Secara terpisah, pemerhati habitat dan permukiman Tjuk Kuswartojo berpendapat, skema pembiayaan FLPP tidak sepenuhnya memecahkan masalah. Sebab, konsep yang dibawa adalah membuat setiap orang memiliki rumah. Tanah semakin berkurang karena dimiliki masyarakat dan harganya semakin naik tidak terkendali.
"Kemudian, sampai kapan pun anggaran pemerintah pun tidak cukup untuk mengejar harga lahan yang tidak terkendali. Jika demikian, pemerintah semakin sulit mengendalikan harga rumah," kata Tjuk.

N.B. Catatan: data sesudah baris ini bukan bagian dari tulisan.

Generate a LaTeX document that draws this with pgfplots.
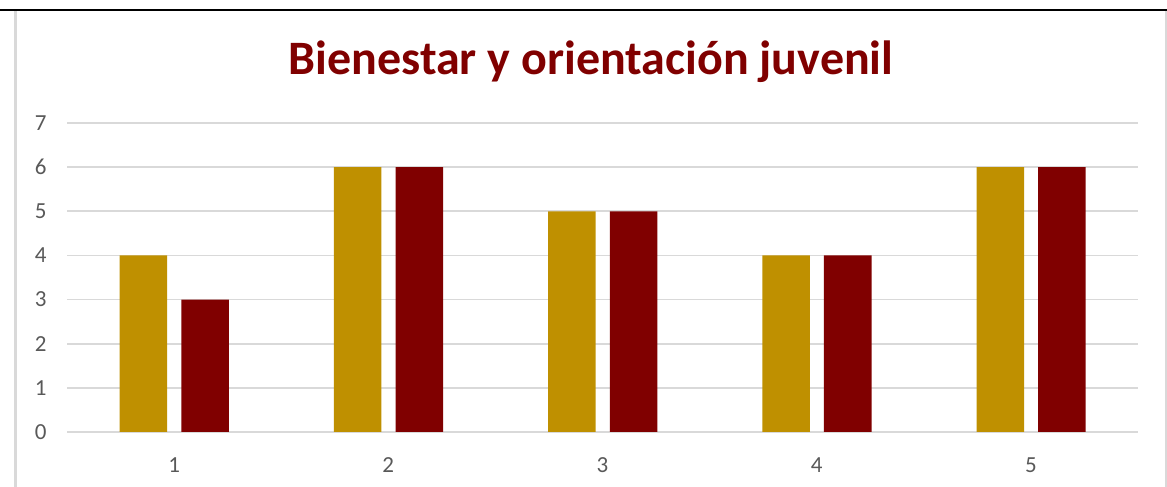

Padahal, menurut Tjuk, setiap orang seperti keluarga muda tidak harus memiliki rumah sedari awal. Sebab, jika mereka berkeluarga dengan anggota keluarga yang semakin besar, kebutuhan rumah pun akan berubah. Dengan demikian, orang muda atau keluarga muda malah sebaiknya disediakan rumah sewa yang layak huni, bukan didorong memiliki rumah.
Hal berikutnya, skema FLPP dinilainya hanya menguntungkan pengembang. Sebab, di satu sisi perbankan harus memastikan agar kredit tidak macet, di sisi lain pembeli yang merupakan masyarakat berpenghasilan rendah dipaksa mengeluarkan dana besar untuk mengangsur kredit pemilikan rumah. Sementara pengembang menerima dana segar dalam waktu singkat dan digunakan untuk membeli lahan kembali.